How much will you save?

What can I buy?

There’s a lot of freedom in what you can pay for with your accounts, including the life-saving items and services below:


  • ambulance 
  • asthma devices
  • cancer screenings
  • CPAP and oxygen
  • diabetic supplies, including insulin


  • vision expenses (exams, glasses, contact lenses, Lasik)
  • vaccinations
  • physical exam
  • transplants
  • …and more!

The list above barely scratches the surface of eligible items. There are also some really weird items you can pay for that are considered eligible expenses. (We’re not sure all of them will help you live longer, but it’s good to know they’re out there.)

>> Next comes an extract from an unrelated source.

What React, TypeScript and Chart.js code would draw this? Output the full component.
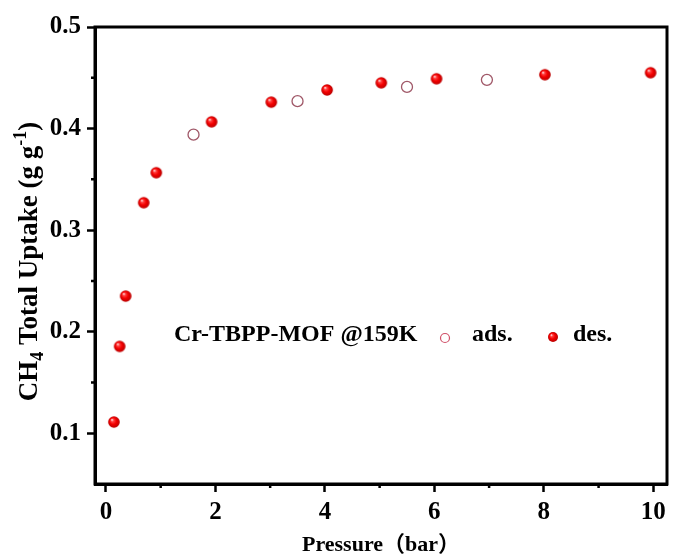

Speaking of things that are good to know… There are some limitations how much money you can put into an account.

How much money can I put in an account?

Although your FSA and HSA can help you live longer, they unfortunately aren’t bottomless pools of money. You can only set aside so much into each account on a yearly basis. Also, you can’t have both accounts at the same time. Each year, the IRS releases the maximum amount of money you can put into your pre-tax accounts. The amount usually goes up a little every year to account for inflation.

The maximum you can put into a Medical Flexible Spending Account for 2018 is $2,650 (although employers can set lower limits). The 2019 FSA limits have not been released yet. If you have an HSA,  in 2019, you can put up to $3,500 into the account for single coverage and $7,000 in the account for family coverage. This is up from $3,450 for single coverage and $6,900 for family coverage in 2018.

Great! How can I sign up for all these accounts?

Flexible Spending Accounts and Health Savings Accounts can be great savings vehicles for savvy consumers. But there are some elements of these pre-tax IRS accounts that aren’t necessarily user-friendly.

For starters, you can’t have an FSA and an HSA at the same time… unless the FSA has been converted to a Limited FSA.

What’s the difference between a Medical FSA and Limited FSA?

A Medical FSA can be used to pay for all medical and health expenses (as allowed by the IRS and your employer) while a Limited FSA can only be used to pay for vision and dental expenses. But the trade off is that if you have a Limited FSA, you can also have an HSA. So you end up being able to double-up on pre-tax savings and having all health expenses covered between the two accounts.

Finally, in your quest to live longer, one more type of FSA you might want to look into if you have kids under 13 is a Dependent Care FSA (DC FSA). A DC FSA can help you live longer because it allows you to pay for daycare. That gives you one less thing to think about (and you’re paying for it tax-free, so you’re also saving). You can have a Medical FSA and DC FSA at the same time. If you’re interested in comparing the two accounts, check out this blog post.

Open Enrollment: Your ticket to live longer

Most people sign up for their life saving pre-tax benefits during Open Enrollment. It’s like a once a year party when everyone in your company signs up for their health insurance and other benefits, like their pre-tax accounts.

Often, Open Enrollment happens between October and December each year. However, it can vary by employer. Before Open Enrollment occurs, make sure you have all the answers you need in order to sign up for the right account(s).

Once you know when Open Enrollment is, mark your calendar so you can to start saving and live longer.